The PRAM model referred in [22] is assumed to be an asynchronous PRAM, in which each processor executes its own program. It supports the power of asynchronous MIMD machines. Asynchronous PRAM variants have been studied by many researchers in the past (see [1,8]). The best known is Gibbons’ asynchronous PRAM [8]. Gibbons has shown that a time t algorithm on EPRAM(p) can be simulated by an asynchronous PRAM(p/B) running in time O(Bt), where B is the time required to synchronize all the processors used in the algorithm and is a function of the number of the processors. Usually B(p)( p and mostly B(p) = O(log p). This simulation is a work-preserve simulation, which means that the amount of work through the simulation remains asymptotically the same. We notice that the costs assigned to the operations for this asynchronous PRAM model do not seem to allow the exorbitant costs resulting from synchronization, shared memory contention, etc., which have been observed in real time scheduling with MIMDs. These observations raise some questions concerning the validity of the costs assigned to this model.

• EPRAM ( CPRAM

It has been long known that an EPRAM(p) can simulate any variant of a CRCW PRAM(p) or CPRAM(p) in O(log p) [9]. The simulation is either randomized or deterministic.

• CPRAM ( ASC

A CRCW PRAM(p) or CPRAM(p) can deterministically simulate ASC(p) in O(log p). This is because a processor of a synchronous PRAM can simulate each of the PEs of ASC. One of the PRAM processors also plays the role of the IS. It can be shown that the upper bound for the constant time operations of ASC (e.g., broadcast and reduction operations) in PRAM is O(log p).

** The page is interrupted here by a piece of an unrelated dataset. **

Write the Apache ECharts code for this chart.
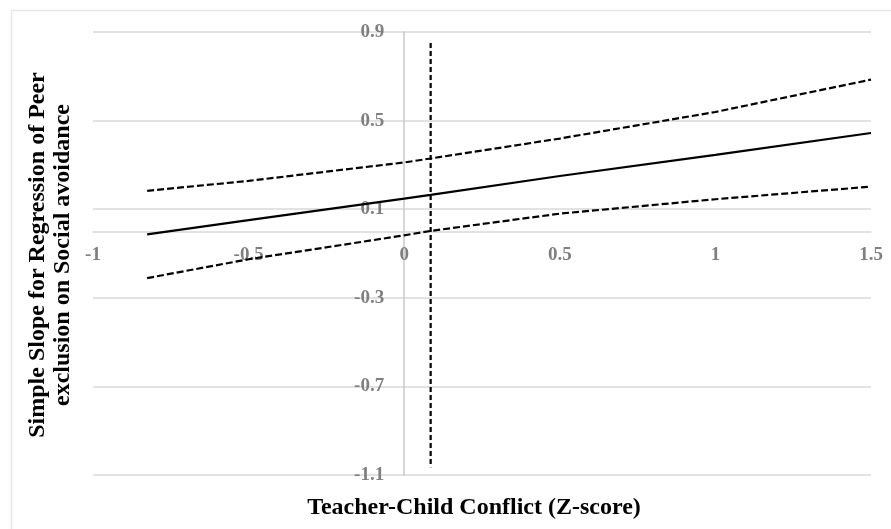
<!DOCTYPE html>
<html>
<head>
<meta charset="utf-8">
<script src="https://cdn.jsdelivr.net/npm/echarts@6/dist/echarts.min.js"></script>
<style>
  html, body { margin: 0; padding: 0; background: #ffffff; }
  #chart { width: 891px; height: 529px; }
</style>
</head>
<body>
<div id="chart"></div>
<script>
// Teacher-child conflict (Z-score) values where the slope and its bounds are evaluated
const conflictZ = [-0.826, -0.5, 0, 0.085, 0.5, 1, 1.5];
// Simple slope estimate
const slopeEstimate = [-0.014, 0.051, 0.148, 0.165, 0.250, 0.345, 0.444];
// Upper and lower confidence bounds
const upperBound = [0.183, 0.228, 0.311, 0.329, 0.419, 0.539, 0.685];
const lowerBound = [-0.211, -0.126, -0.018, 0.002, 0.080, 0.145, 0.202];
// Region-of-significance marker (vertical line)
const markerX = [0.085, 0.085];
const markerY = [0.85, -1.065];
// Axis ticks
const xTicks = [-1, -0.5, 0, 0.5, 1, 1.5];
const yTicks = [-1.1, -0.7, -0.3, 0.1, 0.5, 0.9];

const serif = '"Liberation Serif", "Times New Roman", serif';
const zip = (xs, ys) => xs.map((x, i) => [x, ys[i]]);

// Plot area
const W = 891, H = 529;
const grid = { left: 93, right: 20, top: 32, bottom: 54 };
const gridW = W - grid.left - grid.right;
const gridH = H - grid.top - grid.bottom;
const xMin = xTicks[0], xMax = xTicks[xTicks.length - 1];
const yMin = yTicks[0], yMax = yTicks[yTicks.length - 1];
// Both axes (line, labels) cross at the origin of the other axis
const yAxisShift = (0 - xMin) / (xMax - xMin) * gridW;
const xAxisShift = (0 - yMin) / (yMax - yMin) * gridH;

const chart = echarts.init(document.getElementById('chart'), null, { renderer: 'canvas' });

const dashed = { color: '#000', width: 2.2, type: [7, 3] };
const tickFont = { color: '#7f7f7f', fontFamily: serif, fontWeight: 'bold', fontSize: 19 };

chart.setOption({
  animation: false,
  backgroundColor: '#ffffff',
  grid: Object.assign({ containLabel: false }, grid),
  xAxis: {
    type: 'value',
    min: xMin,
    max: xMax,
    interval: 0.5,
    offset: -xAxisShift,
    axisLine: { show: true, onZero: false, lineStyle: { color: '#d9d9d9', width: 1.5 } },
    axisTick: { show: false },
    splitLine: { show: false },
    axisLabel: Object.assign({
      margin: 14,
      formatter: v => String(Math.round(v * 10) / 10)
    }, tickFont)
  },
  yAxis: {
    type: 'value',
    min: yMin,
    max: yMax,
    interval: 0.4,
    offset: -yAxisShift,
    axisLine: { show: true, onZero: false, lineStyle: { color: '#c8c8c8', width: 1.5 } },
    axisTick: { show: false },
    splitLine: { show: true, lineStyle: { color: '#d9d9d9', width: 1.5 } },
    axisLabel: Object.assign({
      margin: 20,
      formatter: v => (Math.round(v * 10) / 10).toFixed(1)
    }, tickFont)
  },
  series: [
    {
      type: 'line', data: zip(conflictZ, upperBound), symbol: 'none',
      lineStyle: dashed, z: 3
    },
    {
      type: 'line', data: zip(conflictZ, slopeEstimate), symbol: 'none',
      lineStyle: { color: '#000', width: 2.2, type: 'solid' }, z: 3
    },
    {
      type: 'line', data: zip(conflictZ, lowerBound), symbol: 'none',
      lineStyle: dashed, z: 3
    },
    {
      type: 'line', data: zip(markerX, markerY), symbol: 'none',
      lineStyle: { color: '#000', width: 2.2, type: [5, 3] }, z: 4
    }
  ],
  graphic: [
    {
      type: 'rect', left: 9, top: 8, z: -1, silent: true,
      shape: { width: 900, height: 540 },
      style: { fill: 'none', stroke: '#e6e6e6', lineWidth: 1.5 }
    },
    {
      type: 'text', x: 50, y: 255, rotation: Math.PI / 2,
      style: {
        text: 'Simple Slope for Regression of Peer\nexclusion on Social avoidance',
        font: 'bold 24px ' + serif, fill: '#000',
        align: 'center', verticalAlign: 'middle', lineHeight: 25
      }
    },
    {
      type: 'text', x: 474, y: 508,
      style: {
        text: 'Teacher-Child Conflict (Z-score)',
        font: 'bold 24px ' + serif, fill: '#000',
        align: 'center', verticalAlign: 'middle'
      }
    }
  ]
});
</script>
</body>
</html>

Combining the above sequence of simulations, we obtain a polynomial time simulation of ASC by BSP with a high probabilistic expectation. Therefore, this simulation provides a polynomial time transformation of ASC algorithms to BSP algorithms with a high probabilistic expectation. Theoretically, this should also be applicable to a real-time scheduling algorithm. Considering the fact that the BSP model has been claimed to be a bridging model, it should be able to execute any real-time scheduling algorithm implemented on ASC efficiently. However, from our analysis of the real-time scheduling example in Section 3, this is not true, at least, using worst case timings. The fact that there can be no polynomial time worst-case BSP simulation of ASC is surprising, in view of the existence of a polynomial simulation of ASC by BSP. This suggests the possible need for a closer reexamination of each of the links in the preceding sequence of simulations. Average case timings are not applicable for mission critical real-time scheduling problems with hard deadlines. It appears questionable to determine the power of a model using only average case or randomized analysis. In this sense, the power of SIMDs has been significantly underestimated.

6. Difficulty of an efficient MIMD solution

In this section, we consider why solving a real-time scheduling problem using a MIMD is usually NP-hard, thus showing why a polynomial time solution for many real-time scheduling problems using a MIMD is intractable.

Given a relatively small environment with a small data size, real-time scheduling is solvable on a uniprocessor. Some optimal scheduling algorithms such as the EDF algorithm have been developed. Whether a set of real-time tasks is schedulable or not can be predicted using a uniprocessor. However, a real-time scheduling problem may become NP-hard when one of the following conditions is added: multiprocessors, shared resources, non-preemption, varied release times, precedence constraints, etc. [7,20].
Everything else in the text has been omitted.